On July 25, 1990, police officer Kenan Kaizer saw 31-year-old Richard McIntyre drinking a beer when he got out of his car to go into a convenience store in Bismarck, North Dakota.
Kaizer checked and discovered that McIntyre’s driver’s license was suspended. So when McIntyre came out of the store and drove off in his car, Kaizer stopped him and attempted to arrest him for driving with a suspended license. A scuffle ensued and McIntyre punched Kaizer in the face.
McIntyre was charged with felony assault and went to trial in Burleigh County Circuit Court in June 1991. McIntyre testified that he was acting in self-defense after Kaizer attacked him—a claim that Kaizer denied. McIntyre’s attorney sought to cross-examine Kaizer about a pending lawsuit filed by another person who alleged that Kaizer used excessive force to arrest him. The judge refused to allow the evidence about the other case because that case was based on “unfounded allegations.”
On June 28, 1991, a jury convicted McIntyre of assault. He was sentenced to 14 months in prison, but all except the first 60 days were suspended for two years.
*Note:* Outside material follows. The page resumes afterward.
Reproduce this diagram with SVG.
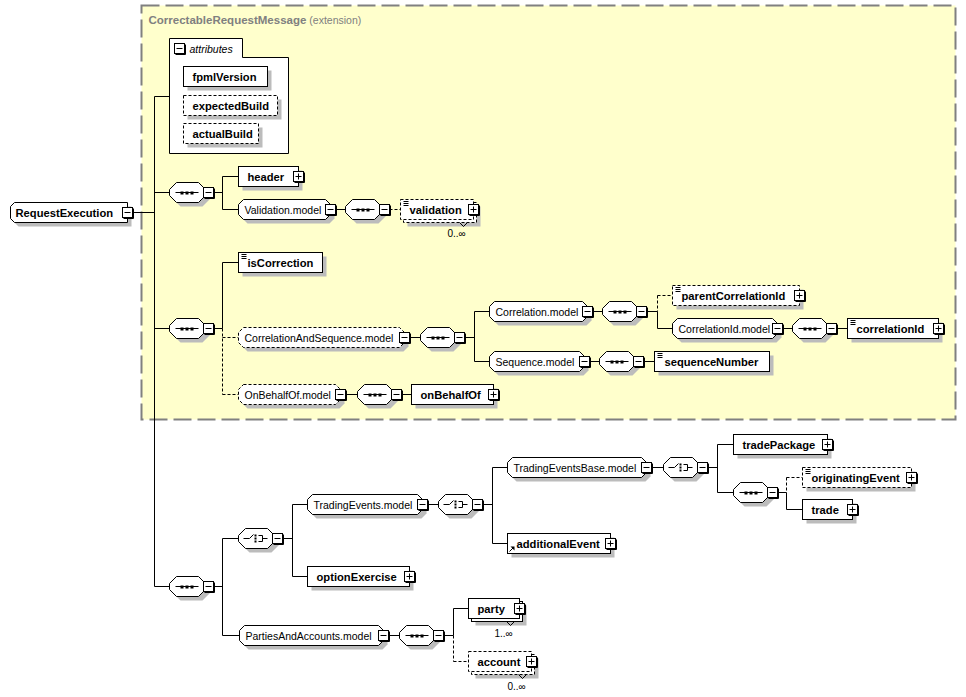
<svg xmlns="http://www.w3.org/2000/svg" xmlns:xlink="http://www.w3.org/1999/xlink" width="966" height="697" viewBox="0 0 966 697">
<style>
.box{fill:#fff;stroke:#000;stroke-width:1}
.d{stroke-dasharray:3 2}
.sh{fill:#bcbcbc;stroke:none}
.c{fill:none;stroke:#000;stroke-width:1}
.cd{fill:none;stroke:#000;stroke-width:1;stroke-dasharray:3 2}
.e{font-family:"Liberation Sans",Arial,sans-serif;font-size:11.2px;font-weight:bold;fill:#000}
.m{font-family:"Liberation Sans",Arial,sans-serif;font-size:10.5px;fill:#000}
.o{font-family:"Liberation Sans",Arial,sans-serif;font-size:10px;fill:#000}
.ic{fill:none;stroke:#000;stroke-width:1}
</style>
<defs>
<g id="mi"><path d="M11 1V11H1" fill="none" stroke="#000"/><rect x="0" y="0" width="10" height="10" fill="#fff" stroke="#000"/><path d="M2 5H8" stroke="#000"/></g>
<g id="pl"><path d="M11 1V11H1" fill="none" stroke="#000"/><rect x="0" y="0" width="10" height="10" fill="#fff" stroke="#000"/><path d="M2 5H8M5 2V8" stroke="#000"/></g>
<g id="seq"><polygon class="sh" points="11,-6 33,-6 40,1 40,7 33,14 11,14 4,7 4,1"/><polygon class="box" points="7,-10 29,-10 36,-3 36,3 29,10 7,10 0,3 0,-3"/><path d="M6 0H29" stroke="#000"/><rect x="11" y="-1" width="3" height="3" fill="#000"/><rect x="16" y="-1" width="3" height="3" fill="#000"/><rect x="21" y="-1" width="3" height="3" fill="#000"/><use xlink:href="#mi" x="34" y="-5"/></g>
<g id="cho"><polygon class="sh" points="11,-6 33,-6 40,1 40,7 33,14 11,14 4,7 4,1"/><polygon class="box" points="7,-10 29,-10 36,-3 36,3 29,10 7,10 0,3 0,-3"/><path d="M5 0H11L15 -4M20 -3H24V3H20M24 0H29" class="ic"/><rect x="16" y="-4" width="2" height="2" fill="#000"/><rect x="16" y="-1" width="2" height="2" fill="#000"/><rect x="16" y="2" width="2" height="2" fill="#000"/><use xlink:href="#mi" x="34" y="-5"/></g>
<path id="st" d="M3 0H8M3 2H8M3 4H8" class="ic"/>
</defs>
<g transform="translate(0.5 0.5)">
<g id="extension">
<rect x="141" y="5" width="814" height="414" fill="#FFFFCC" stroke="#808080" stroke-width="2" stroke-dasharray="18 6"/>
<text x="148" y="23" font-family="Liberation Sans, Arial, sans-serif" font-size="11.5" font-weight="bold" fill="#808080">CorrectableRequestMessage<tspan font-weight="normal" font-size="10.5"> (extension)</tspan></text>
</g>

<g id="connectors">
<path class="c" d="M131 212H154M154 96V586M154 96H169M154 192H169M154 328H169M154 586H169"/>
<path class="c" d="M213 192H222M222 176V209M222 176H238M222 209H238M335 209H345"/>
<path class="cd" d="M389 209H400"/>
<path class="c" d="M213 328H222M222 262V328M222 262H238"/>
<path class="cd" d="M222 328V394M222 337H238M222 394H238"/>
<path class="c" d="M409 337H420M464 337H474M474 311V361M474 311H489M474 361H489"/>
<path class="c" d="M592 311H602M646 311H657M657 311V328M657 328H672"/>
<path class="cd" d="M657 295V311M657 295H672"/>
<path class="c" d="M782 328H792M836 328H847M589 361H599M643 361H654M345 394H357M401 394H411"/>
<path class="c" d="M213 586H222M222 538V635M222 538H238M222 635H239M282 538H292M292 504V576M292 504H307M292 576H307"/>
<path class="c" d="M427 504H438M482 504H492M492 467V543M492 467H507M492 543H507"/>
<path class="c" d="M651 467H663M707 467H717M717 444V492M717 444H733M717 492H733M777 492H786M786 492V509M786 509H802"/>
<path class="cd" d="M786 477V492M786 477H802"/>
<path class="c" d="M388 635H399M443 635H453M453 608V635M453 608H468"/>
<path class="cd" d="M453 635V661M453 661H468"/>
</g>

<g id="RequestExecution">
<polygon class="sh" points="18,206 131,206 131,226 18,226 14,222 14,210"/>
<polygon class="box" points="14,202 127,202 127,222 14,222 10,218 10,206"/>
<text class="e" x="15" y="216">RequestExecution</text>
<use xlink:href="#mi" x="122" y="207"/>
</g>

<g id="attributes">
<path class="box" d="M169 38H242V57H288V153H169Z"/>
<use xlink:href="#mi" x="174" y="43"/>
<text x="189" y="52" font-family="Liberation Sans, Arial, sans-serif" font-size="10.5" font-style="italic">attributes</text>
<rect class="sh" x="187" y="70" width="84" height="20"/>
<rect class="box" x="183" y="66" width="84" height="20"/>
<text class="e" x="192" y="80">fpmlVersion</text>
<rect class="sh" x="187" y="99" width="94" height="20"/>
<rect class="box d" x="183" y="95" width="94" height="20"/>
<text class="e" x="192" y="109">expectedBuild</text>
<rect class="sh" x="187" y="127" width="75" height="20"/>
<rect class="box d" x="183" y="123" width="75" height="20"/>
<text class="e" x="192" y="137">actualBuild</text>
</g>

<g id="seq1"><use xlink:href="#seq" x="169" y="192"/></g>

<g id="header">
<rect class="sh" x="242" y="170" width="60" height="20"/>
<rect class="box" x="238" y="166" width="60" height="20"/>
<text class="e" x="247" y="180">header</text>
<use xlink:href="#pl" x="293" y="171"/>
</g>

<g id="Validation.model">
<polygon class="sh" transform="translate(4 4)" points="243,199 325,199 330,204 330,214 325,219 243,219 238,214 238,204"/>
<polygon class="box" points="243,199 325,199 330,204 330,214 325,219 243,219 238,214 238,204"/>
<text class="m" x="244" y="213">Validation.model</text>
<use xlink:href="#mi" x="325" y="204"/>
</g>
<g id="seq-validation"><use xlink:href="#seq" x="345" y="209"/></g>

<g id="validation">
<rect class="sh" x="407" y="206" width="73" height="20"/>
<rect class="box d" x="403" y="202" width="73" height="20"/>
<rect class="box d" x="400" y="199" width="73" height="20"/>
<use xlink:href="#st" x="400" y="201"/>
<text class="e" x="409" y="213">validation</text>
<use xlink:href="#pl" x="468" y="204"/>
<polyline class="ic" points="459,222 463,226 467,222"/>
<text class="o" x="447" y="236">0..∞</text>
</g>

<g id="seq2"><use xlink:href="#seq" x="169" y="328"/></g>

<g id="isCorrection">
<rect class="sh" x="242" y="256" width="84" height="20"/>
<rect class="box" x="238" y="252" width="84" height="20"/>
<use xlink:href="#st" x="238" y="254"/>
<text class="e" x="247" y="266">isCorrection</text>
</g>

<g id="CorrelationAndSequence.model">
<polygon class="sh" transform="translate(4 4)" points="243,327 399,327 404,332 404,342 399,347 243,347 238,342 238,332"/>
<polygon class="box d" points="243,327 399,327 404,332 404,342 399,347 243,347 238,342 238,332"/>
<text class="m" x="244" y="341">CorrelationAndSequence.model</text>
<use xlink:href="#mi" x="399" y="332"/>
</g>
<g id="seq-cas"><use xlink:href="#seq" x="420" y="337"/></g>

<g id="Correlation.model">
<polygon class="sh" transform="translate(4 4)" points="494,301 582,301 587,306 587,316 582,321 494,321 489,316 489,306"/>
<polygon class="box" points="494,301 582,301 587,306 587,316 582,321 494,321 489,316 489,306"/>
<text class="m" x="495" y="315">Correlation.model</text>
<use xlink:href="#mi" x="582" y="306"/>
</g>
<g id="seq-corr"><use xlink:href="#seq" x="602" y="311"/></g>

<g id="parentCorrelationId">
<rect class="sh" x="676" y="289" width="127" height="20"/>
<rect class="box d" x="672" y="285" width="127" height="20"/>
<use xlink:href="#st" x="672" y="287"/>
<text class="e" x="681" y="299">parentCorrelationId</text>
<use xlink:href="#pl" x="794" y="290"/>
</g>

<g id="CorrelationId.model">
<polygon class="sh" transform="translate(4 4)" points="677,318 772,318 777,323 777,333 772,338 677,338 672,333 672,323"/>
<polygon class="box" points="677,318 772,318 777,323 777,333 772,338 677,338 672,333 672,323"/>
<text class="m" x="678" y="332">CorrelationId.model</text>
<use xlink:href="#mi" x="772" y="323"/>
</g>
<g id="seq-corrid"><use xlink:href="#seq" x="792" y="328"/></g>

<g id="correlationId">
<rect class="sh" x="851" y="322" width="91" height="20"/>
<rect class="box" x="847" y="318" width="91" height="20"/>
<use xlink:href="#st" x="847" y="320"/>
<text class="e" x="856" y="332">correlationId</text>
<use xlink:href="#pl" x="933" y="323"/>
</g>

<g id="Sequence.model">
<polygon class="sh" transform="translate(4 4)" points="494,351 579,351 584,356 584,366 579,371 494,371 489,366 489,356"/>
<polygon class="box" points="494,351 579,351 584,356 584,366 579,371 494,371 489,366 489,356"/>
<text class="m" x="495" y="365">Sequence.model</text>
<use xlink:href="#mi" x="579" y="356"/>
</g>
<g id="seq-seqmodel"><use xlink:href="#seq" x="599" y="361"/></g>

<g id="sequenceNumber">
<rect class="sh" x="658" y="355" width="115" height="20"/>
<rect class="box" x="654" y="351" width="115" height="20"/>
<use xlink:href="#st" x="654" y="353"/>
<text class="e" x="664" y="365">sequenceNumber</text>
</g>

<g id="OnBehalfOf.model">
<polygon class="sh" transform="translate(4 4)" points="243,384 335,384 340,389 340,399 335,404 243,404 238,399 238,389"/>
<polygon class="box d" points="243,384 335,384 340,389 340,399 335,404 243,404 238,399 238,389"/>
<text class="m" x="244" y="398">OnBehalfOf.model</text>
<use xlink:href="#mi" x="335" y="389"/>
</g>
<g id="seq-obo"><use xlink:href="#seq" x="357" y="394"/></g>

<g id="onBehalfOf">
<rect class="sh" x="415" y="388" width="82" height="20"/>
<rect class="box" x="411" y="384" width="82" height="20"/>
<text class="e" x="420" y="398">onBehalfOf</text>
<use xlink:href="#pl" x="488" y="389"/>
</g>

<g id="seq3"><use xlink:href="#seq" x="169" y="586"/></g>
<g id="choice1"><use xlink:href="#cho" x="238" y="538"/></g>

<g id="TradingEvents.model">
<polygon class="sh" transform="translate(4 4)" points="312,494 417,494 422,499 422,509 417,514 312,514 307,509 307,499"/>
<polygon class="box" points="312,494 417,494 422,499 422,509 417,514 312,514 307,509 307,499"/>
<text class="m" x="313" y="508">TradingEvents.model</text>
<use xlink:href="#mi" x="417" y="499"/>
</g>
<g id="choice2"><use xlink:href="#cho" x="438" y="504"/></g>

<g id="TradingEventsBase.model">
<polygon class="sh" transform="translate(4 4)" points="512,457 641,457 646,462 646,472 641,477 512,477 507,472 507,462"/>
<polygon class="box" points="512,457 641,457 646,462 646,472 641,477 512,477 507,472 507,462"/>
<text class="m" x="513" y="471">TradingEventsBase.model</text>
<use xlink:href="#mi" x="641" y="462"/>
</g>
<g id="choice3"><use xlink:href="#cho" x="663" y="467"/></g>

<g id="tradePackage">
<rect class="sh" x="737" y="438" width="94" height="20"/>
<rect class="box" x="733" y="434" width="94" height="20"/>
<text class="e" x="742" y="448">tradePackage</text>
<use xlink:href="#pl" x="822" y="439"/>
</g>
<g id="seq-trade"><use xlink:href="#seq" x="733" y="492"/></g>

<g id="originatingEvent">
<rect class="sh" x="806" y="471" width="109" height="20"/>
<rect class="box d" x="802" y="467" width="109" height="20"/>
<use xlink:href="#st" x="802" y="469"/>
<text class="e" x="811" y="481">originatingEvent</text>
<use xlink:href="#pl" x="906" y="472"/>
</g>

<g id="trade">
<rect class="sh" x="806" y="503" width="50" height="20"/>
<rect class="box" x="802" y="499" width="50" height="20"/>
<text class="e" x="811" y="513">trade</text>
<use xlink:href="#pl" x="847" y="504"/>
</g>

<g id="additionalEvent">
<rect class="sh" x="511" y="537" width="103" height="20"/>
<rect class="box" x="507" y="533" width="103" height="20"/>
<path class="ic" d="M509 551L513 547"/>
<polygon points="510,546 514,546 514,550" fill="#000"/>
<text class="e" x="516" y="547">additionalEvent</text>
<use xlink:href="#pl" x="605" y="538"/>
</g>

<g id="optionExercise">
<rect class="sh" x="311" y="570" width="102" height="20"/>
<rect class="box" x="307" y="566" width="102" height="20"/>
<text class="e" x="316" y="580">optionExercise</text>
<use xlink:href="#pl" x="404" y="571"/>
</g>

<g id="PartiesAndAccounts.model">
<polygon class="sh" transform="translate(4 4)" points="244,625 378,625 383,630 383,640 378,645 244,645 239,640 239,630"/>
<polygon class="box" points="244,625 378,625 383,630 383,640 378,645 244,645 239,640 239,630"/>
<text class="m" x="245" y="639">PartiesAndAccounts.model</text>
<use xlink:href="#mi" x="378" y="630"/>
</g>
<g id="seq-pa"><use xlink:href="#seq" x="399" y="635"/></g>

<g id="party">
<rect class="sh" x="475" y="605" width="51" height="20"/>
<rect class="box" x="471" y="601" width="51" height="20"/>
<rect class="box" x="468" y="598" width="51" height="20"/>
<text class="e" x="477" y="612">party</text>
<use xlink:href="#pl" x="514" y="603"/>
<polyline class="ic" points="506,621 510,625 514,621"/>
<text class="o" x="494" y="636">1..∞</text>
</g>

<g id="account">
<rect class="sh" x="475" y="658" width="63" height="20"/>
<rect class="box d" x="471" y="654" width="63" height="20"/>
<rect class="box d" x="468" y="651" width="63" height="20"/>
<text class="e" x="477" y="665">account</text>
<use xlink:href="#pl" x="526" y="656"/>
<polyline class="ic" points="518,674 522,678 526,674"/>
<text class="o" x="507" y="689">0..∞</text>
</g>
</g>
</svg>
In June 1992, the North Dakota Supreme Court reversed the conviction and ordered a new trial. The court ruled that the judge had given erroneous jury instructions and erroneously excluded the evidence of Kaizer’s use of excessive force in the other case.
“The circumstances of the altercation between Kaizer and McIntyre were in dispute,” the court stated. “So, evidence of Kaizer’s character for using excess force was admissible.”
On November 19, 1992, the Burleigh County District Attorney’s office dismissed the case.